** start of Data **

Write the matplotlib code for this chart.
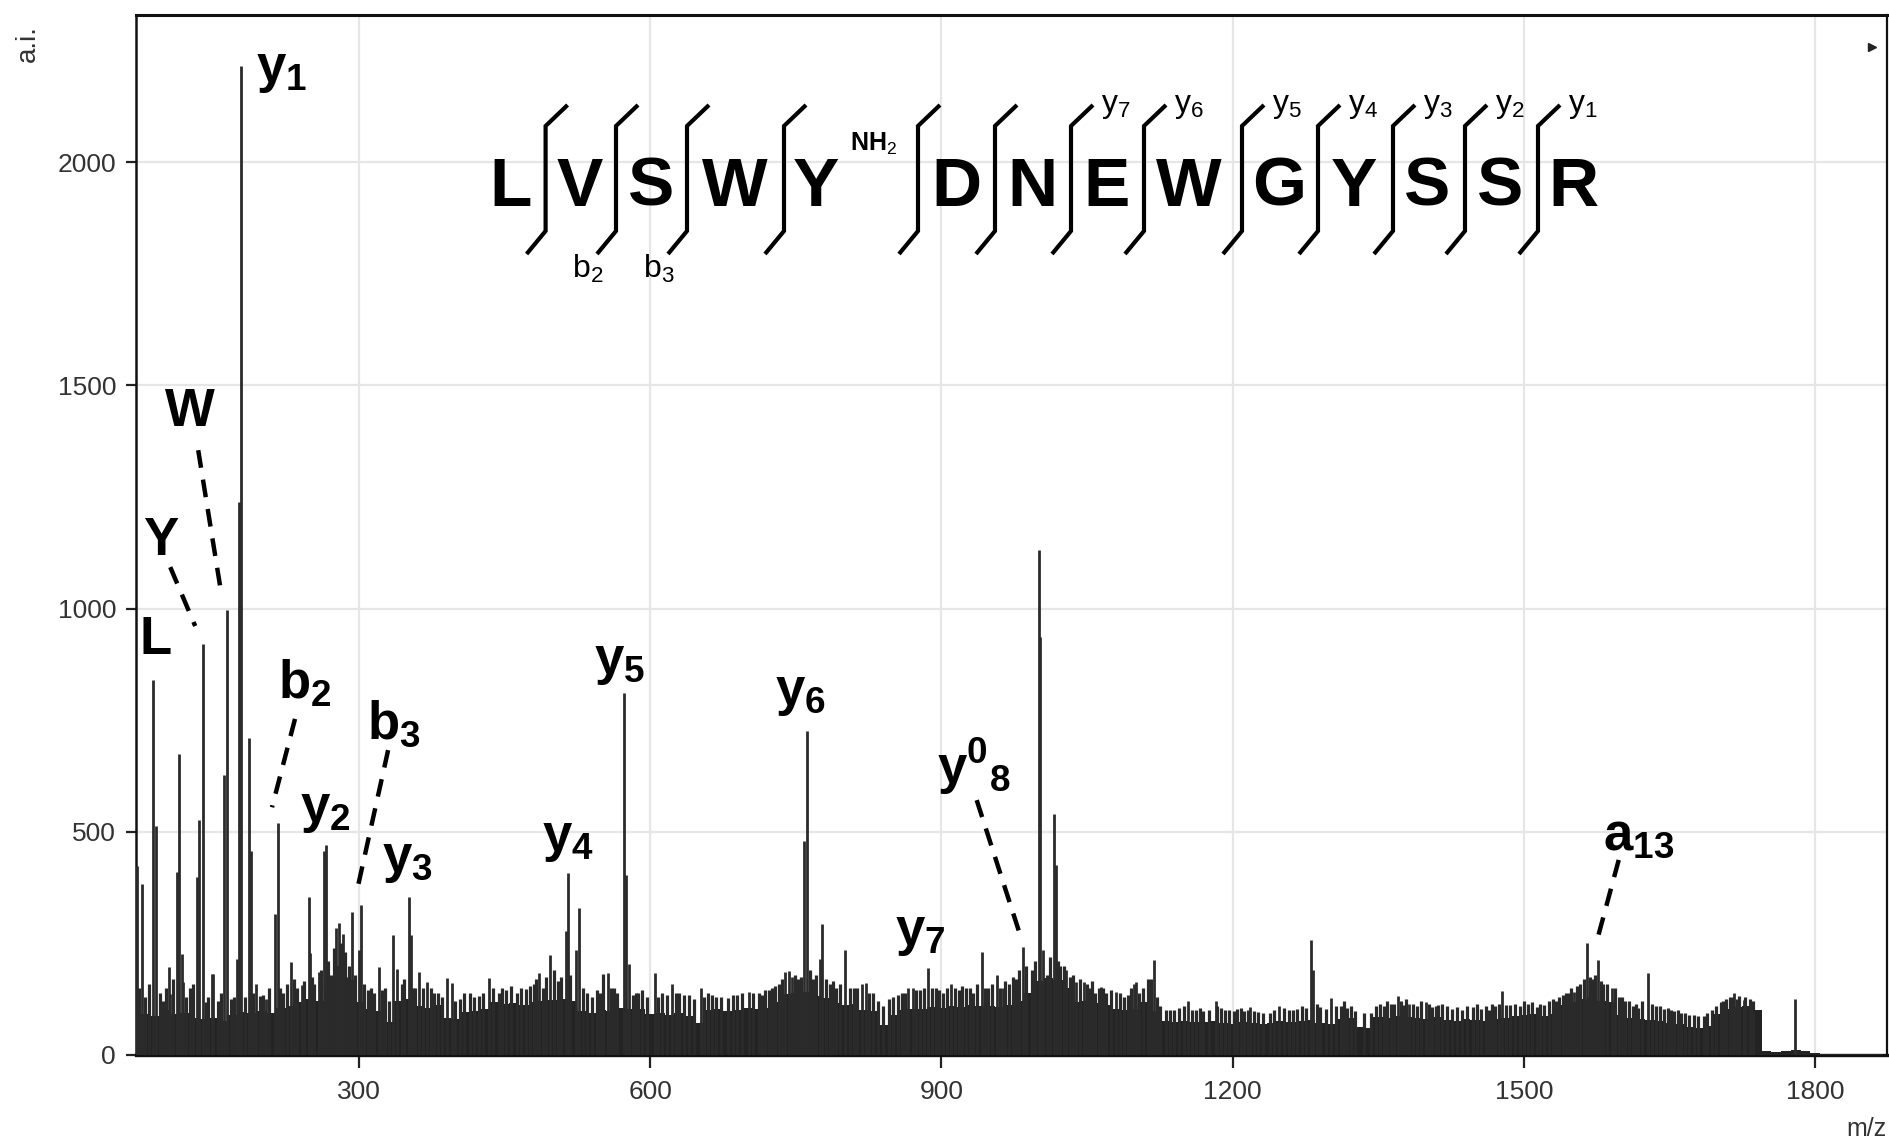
import matplotlib
matplotlib.use("Agg")
import matplotlib.pyplot as plt
from matplotlib import font_manager as fm

# ------------------------------------------------------------------ data
# noise floor of the spectrum, read every 10 m/z (upper edge of the solid band)
noise_mz = list(range(70, 1880, 10))
noise_int = [
    86, 92, 88, 101, 92, 95, 84, 80, 82, 76,
    90, 96, 93, 99, 95, 106, 110, 118, 125, 121,
    150, 200, 168, 118, 104, 98, 75, 122, 126, 110,
    106, 112, 84, 80, 96, 99, 104, 118, 114, 117,
    112, 118, 120, 124, 126, 120, 98, 95, 100, 98,
    106, 102, 104, 92, 95, 90, 94, 88, 72, 100,
    102, 98, 101, 105, 102, 106, 118, 136, 140, 142,
    132, 128, 116, 112, 114, 101, 98, 68, 90, 100,
    102, 104, 108, 106, 110, 107, 112, 109, 110, 108,
    112, 122, 140, 165, 172, 168, 150, 118, 122, 116,
    112, 104, 100, 102, 118, 98, 76, 74, 77, 75,
    73, 76, 72, 70, 74, 72, 70, 72, 76, 74,
    76, 78, 72, 70, 80, 82, 62, 60, 86, 84,
    88, 86, 84, 80, 86, 78, 76, 80, 78, 76,
    80, 82, 88, 90, 92, 88, 92, 112, 118, 126,
    130, 122, 118, 90, 84, 80, 78, 76, 72, 70,
    62, 60, 66, 92, 104, 108, 110, 100, 8, 7,
    8, 12, 9, 4, 3, 2, 2, 2, 2, 2,
    2,
]

# resolved peaks (m/z, intensity)
peak_mz = [72.0, 76.5, 88.5, 91.3, 104, 106, 112.6, 115.3, 117.7, 119,
           133.2, 134.9, 139.3, 148.6, 150, 161.3, 164.0, 174.4, 177.1, 178.8,
           187.4, 188.8, 194.3, 204, 213.8, 216.6, 230, 241, 248.2, 249.9,
           258.5, 264.3, 266.4, 276.7, 280, 284, 292.8, 300.7, 302.4, 320.3,
           335.7, 339, 351.5, 353.6, 362.5, 370, 390.6, 395.8, 433.9, 485.8,
           497.1, 512.9, 515.3, 523.9, 526.3, 556.8, 573.3, 575.7, 578.4, 604.9,
           623, 652, 702, 739, 743.3, 746, 758.7, 761.5, 775.2, 776.9,
           801, 818, 822.2, 866, 870.3, 886.3, 910, 941.6, 957.4, 963,
           983.8, 1000.3, 1002, 1005, 1015.6, 1018.4, 1028.3, 1039, 1047, 1064,
           1080, 1098, 1101, 1119.5, 1154.5, 1182.7, 1218, 1248, 1280.9, 1283,
           1301.5, 1370, 1382, 1399, 1477.6, 1551.3, 1565, 1575.9, 1591, 1628.3,
           1716.4, 1726.5, 1779.6]
peak_int = [423, 384, 840, 514, 197, 137, 411, 674, 226, 164,
            398, 527, 921, 182, 181, 628, 996, 216, 1238, 2215,
            710, 457, 160, 126, 315, 520, 209, 156, 354, 228,
            186, 458, 470, 285, 295, 270, 320, 236, 337, 197,
            268, 193, 354, 268, 187, 164, 172, 161, 173, 184,
            225, 277, 408, 236, 329, 184, 812, 404, 203, 184,
            160, 149, 142, 186, 189, 175, 480, 726, 214, 294,
            236, 160, 161, 149, 150, 195, 160, 230, 179, 149,
            242, 1131, 936, 236, 540, 425, 190, 164, 164, 153,
            142, 160, 163, 212, 120, 122, 108, 110, 258, 191,
            128, 132, 114, 118, 143, 142, 252, 212, 149, 183,
            138, 123, 126]

# small noise spikes above the floor (m/z, intensity)
spike_mz = [98, 122, 143, 168, 183, 198, 222, 236, 254, 271, 288, 309, 327, 344, 358,
            377, 404, 415, 424, 444, 452, 463, 472, 480, 490, 505, 535, 545, 552, 563,
            585, 592, 612, 630, 640, 660, 668, 680, 690, 712, 718, 726, 733, 752, 768,
            785, 792, 810, 830, 846, 855, 878, 895, 902, 918, 925, 933, 948, 970, 977,
            993, 1009, 1022, 1033, 1052, 1058, 1070, 1088, 1108, 1113, 1125, 1135, 1145,
            1162, 1170, 1188, 1196, 1205, 1212, 1226, 1238, 1258, 1266, 1290, 1296, 1312,
            1318, 1326, 1343, 1356, 1363, 1376, 1390, 1405, 1412, 1426, 1436, 1448, 1456,
            1464, 1470, 1486, 1496, 1504, 1513, 1521, 1533, 1540, 1546, 1558, 1570, 1582,
            1598, 1604, 1612, 1618, 1636, 1644, 1655, 1662, 1675, 1685, 1694, 1703, 1708,
            1712, 1722, 1733,
            74, 80, 84, 95, 101, 109, 126, 129, 145, 155, 158, 171, 191, 201, 208, 219,
            226, 233, 244, 252, 261, 268, 274, 282, 286, 290, 296, 305, 313, 316, 324,
            331, 347, 356, 366, 374, 382, 386, 399, 408, 419, 428, 438, 448, 457, 467,
            476, 483, 493, 501, 508, 518, 531, 540, 548, 560, 566, 582, 588, 597, 608,
            617, 627, 635, 645, 656, 664, 673, 685, 695, 706, 715, 722, 729, 736, 749,
            755, 765, 771, 781, 788, 796, 806, 813, 826, 835, 840, 850, 859, 863, 874,
            882, 890, 898, 906, 914, 921, 929, 937, 945, 952, 960, 966, 974, 980, 987,
            996, 1012, 1020, 1026, 1036, 1043, 1050, 1055, 1062, 1067, 1075, 1084, 1092,
            1095, 1104, 1116, 1122, 1131, 1140, 1150, 1158, 1166, 1176, 1184, 1192, 1201,
            1209, 1216, 1222, 1231, 1243, 1253, 1262, 1271, 1276, 1287, 1306, 1315, 1322,
            1335, 1348, 1352, 1359, 1366, 1373, 1379, 1386, 1394, 1402, 1409, 1416, 1421,
            1431, 1441, 1452, 1461, 1467, 1474, 1482, 1491, 1500, 1508, 1517, 1526, 1530,
            1536, 1543, 1549, 1555, 1562, 1568, 1573, 1579, 1586, 1594, 1601, 1608, 1615,
            1622, 1632, 1640, 1648, 1652, 1659, 1666, 1670, 1679, 1689, 1698, 1705, 1715,
            1719, 1728, 1736]
spike_int = [120, 130, 118, 125, 130, 132, 140, 150, 160, 180, 175, 145, 150, 160, 150,
             140, 125, 138, 132, 140, 145, 140, 148, 160, 150, 165, 140, 145, 181, 150,
             140, 145, 138, 140, 135, 138, 130, 128, 135, 140, 145, 150, 160, 170, 170,
             160, 150, 150, 140, 125, 135, 145, 150, 140, 145, 150, 140, 150, 160, 170,
             190, 180, 200, 175, 150, 140, 138, 130, 150, 170, 110, 100, 105,
             100, 98, 105, 100, 102, 98, 96, 95, 100, 104, 108, 104, 110,
             105, 98, 95, 110, 115, 112, 110, 108, 112, 104, 100, 108, 104,
             100, 110, 112, 110, 115, 108, 112, 120, 135, 140, 160, 170, 160,
             130, 120, 110, 105, 110, 104, 98, 95, 90, 88, 100, 118, 125,
             130, 132, 125,
             150, 130, 160, 140, 150, 170, 150, 160, 130, 120, 140, 130, 140, 135, 150, 150,
             160, 170, 165, 175, 190, 210, 240, 250, 230, 200, 180, 160, 150, 140, 145,
             120, 170, 150, 150, 150, 140, 130, 120, 140, 130, 140, 150, 150, 155, 150,
             155, 170, 175, 190, 175, 180, 150, 130, 140, 150, 140, 135, 140, 130, 130,
             135, 140, 135, 125, 130, 135, 130, 135, 140, 140, 135, 145, 155, 170, 180,
             175, 190, 180, 170, 165, 160, 150, 150, 140, 120, 110, 130, 140, 140, 145,
             150, 150, 145, 150, 150, 155, 150, 160, 150, 160, 150, 165, 175, 190, 200,
             210, 220, 210, 200, 180, 170, 160, 165, 150, 150, 145, 140, 135,
             150, 140, 170, 130, 100, 100, 110, 100, 105, 100, 110, 100, 98,
             105, 100, 98, 95, 100, 105, 100, 110, 105, 115, 110, 120, 110,
             95, 110, 115, 120, 115, 120, 125, 115, 120, 115, 110, 115, 110,
             108, 110, 115, 110, 115, 115, 112, 115, 120, 118, 115, 120, 125,
             130, 140, 150, 155, 170, 175, 180, 165, 160, 150, 130, 120, 115,
             120, 115, 110, 105, 100, 100, 95, 90, 88, 95, 110, 120, 130,
             125, 130, 120]

x_ticks = [300, 600, 900, 1200, 1500, 1800]
y_ticks = [0, 500, 1000, 1500, 2000]

# peak annotations: label, (m/z, intensity) of label centre
peak_labels = [
    (r"$\mathbf{y_1}$", 221, 2206),
    (r"$\mathbf{W}$", 126.3, 1440),
    (r"$\mathbf{Y}$", 96.4, 1151),
    (r"$\mathbf{L}$", 90.2, 930),
    (r"$\mathbf{b_2}$", 244, 832),
    (r"$\mathbf{y_2}$", 265.5, 549),
    (r"$\mathbf{b_3}$", 336.6, 741),
    (r"$\mathbf{y_3}$", 350, 437),
    (r"$\mathbf{y_4}$", 515, 485),
    (r"$\mathbf{y_5}$", 569, 881),
    (r"$\mathbf{y_6}$", 755, 810),
    (r"$\mathbf{y_7}$", 878.5, 273),
    (r"$\mathbf{y}^{\mathbf{0}}{}_{\mathbf{8}}$", 933, 646),
    (r"$\mathbf{a_{13}}$", 1618.6, 492),
]
# dashed leader lines: (m/z0, int0, m/z1, int1)
leaders = [
    (134.6, 1355, 158.3, 1035),
    (105.8, 1093, 131.5, 961),
    (234.3, 753, 210.6, 555),
    (330.2, 683, 298.3, 370),
    (936.4, 571, 981, 270),
    (1597.7, 437, 1574, 246),
]

sequence = list("LVSWYDNEWGYSSR")
b_ions = {1: "2", 2: "3"}                       # bracket index -> b-ion number
y_ions = {6: "7", 7: "6", 8: "5", 9: "4", 10: "3", 11: "2", 12: "1"}

# ------------------------------------------------------------------ layout
W_PX, H_PX = 1890, 1147
AX_L, AX_R, AX_T, AX_B = 135.5, 1887, 15, 1055
letter_x = [511, 580, 651, 735, 816, 956, 1032, 1107, 1189, 1279, 1354, 1427, 1500, 1573]
bracket_x = [545.6, 616, 687, 784, 918, 995, 1071, 1144, 1242, 1318, 1393, 1465, 1538]


def px(x, y):
    return ((x - AX_L) / (AX_R - AX_L), (AX_B - y) / (AX_B - AX_T))


names = {f.name for f in fm.fontManager.ttflist}
NARROW = "Liberation Sans Narrow" if "Liberation Sans Narrow" in names else "Liberation Sans"
plt.rcParams["font.family"] = ["Liberation Sans", "DejaVu Sans"]
plt.rcParams["mathtext.fontset"] = "custom"
plt.rcParams["mathtext.rm"] = NARROW
plt.rcParams["mathtext.it"] = NARROW + ":italic"
plt.rcParams["mathtext.bf"] = "Liberation Sans:bold"

fig = plt.figure(figsize=(W_PX / 100, H_PX / 100), dpi=100)
ax = fig.add_axes([AX_L / W_PX, 1 - AX_B / H_PX, (AX_R - AX_L) / W_PX, (AX_B - AX_T) / H_PX])

DARK = "#232323"
ax.fill_between(noise_mz, noise_int, step="mid", color=DARK, lw=0, zorder=3)
ax.vlines(spike_mz, 0, spike_int, color="#2a2a2a", lw=2.3, zorder=3)
ax.vlines(peak_mz, 0, peak_int, color="#2b2b2b", lw=2.0, zorder=4)

ax.set_xlim(70, 1874)
ax.set_ylim(0, 2330)
ax.set_xticks(x_ticks)
ax.set_yticks(y_ticks)
ax.grid(True, color="#e6e6e6", lw=1.6, zorder=0)
ax.set_axisbelow(True)
ax.tick_params(axis="x", direction="out", length=9, width=1.6, pad=9,
               labelsize=19, labelcolor="#333333", color="#222222")
ax.tick_params(axis="y", direction="out", length=7, width=1.6, pad=7,
               labelsize=19, labelcolor="#333333", color="#222222")
for side, lw in (("left", 1.8), ("bottom", 2.4), ("top", 2.2), ("right", 1.6)):
    ax.spines[side].set_linewidth(lw)
    ax.spines[side].set_color("#111111")

# peak labels and leaders
for text, mz, inten in peak_labels:
    ax.text(mz, inten, text, fontsize=38, ha="center", va="center", color="black", zorder=6)
for m0, i0, m1, i1 in leaders:
    ax.plot([m0, m1], [i0, i1], color="black", lw=3.2, ls=(0, (4, 2.7)),
            solid_capstyle="butt", dash_capstyle="butt", zorder=6)

# sequence header
T = ax.transAxes
for ch, x in zip(sequence, letter_x):
    ax.text(*px(x, 206), ch, transform=T, fontsize=50, fontweight="bold",
            ha="center", va="baseline", color="black", zorder=6)
ax.text(*px(874, 151), r"NH$_2$", transform=T, fontsize=18, fontweight="bold",
        ha="center", va="baseline", color="black", zorder=6)
for i, x in enumerate(bracket_x):
    pts = [px(x - 19, 254), px(x, 231), px(x, 126), px(x + 22, 105)]
    ax.plot([p[0] for p in pts], [p[1] for p in pts], transform=T, color="black",
            lw=3.0, solid_joinstyle="miter", solid_capstyle="butt", zorder=6)
    if i in b_ions:
        ax.text(*px(x - 28, 269), r"$\mathrm{b}_{%s}$" % b_ions[i], transform=T,
                fontsize=23, ha="center", va="center", color="black", zorder=6)
    if i in y_ions:
        ax.text(*px(x + 45, 106), r"$\mathrm{y}_{%s}$" % y_ions[i], transform=T,
                fontsize=23, ha="center", va="center", color="black", zorder=6)

# small marker at top right
ax.plot([px(1872, 47)[0]], [px(1872, 47)[1]], marker=">", ms=6, color="#222222",
        transform=T, clip_on=False, zorder=6)

fig.text(28 / W_PX, 1 - 44 / H_PX, "a.i.", rotation=90, fontsize=20, family=NARROW,
         ha="center", va="center", color="#333333")
fig.text(1866 / W_PX, 1 - 1129 / H_PX, "m/z", fontsize=18, family=NARROW,
         ha="center", va="center", color="#333333")

fig.savefig("out.png", dpi=100)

** end of Data **

Your answer should be a single number: the count of lines containing the word "matplotlib".

5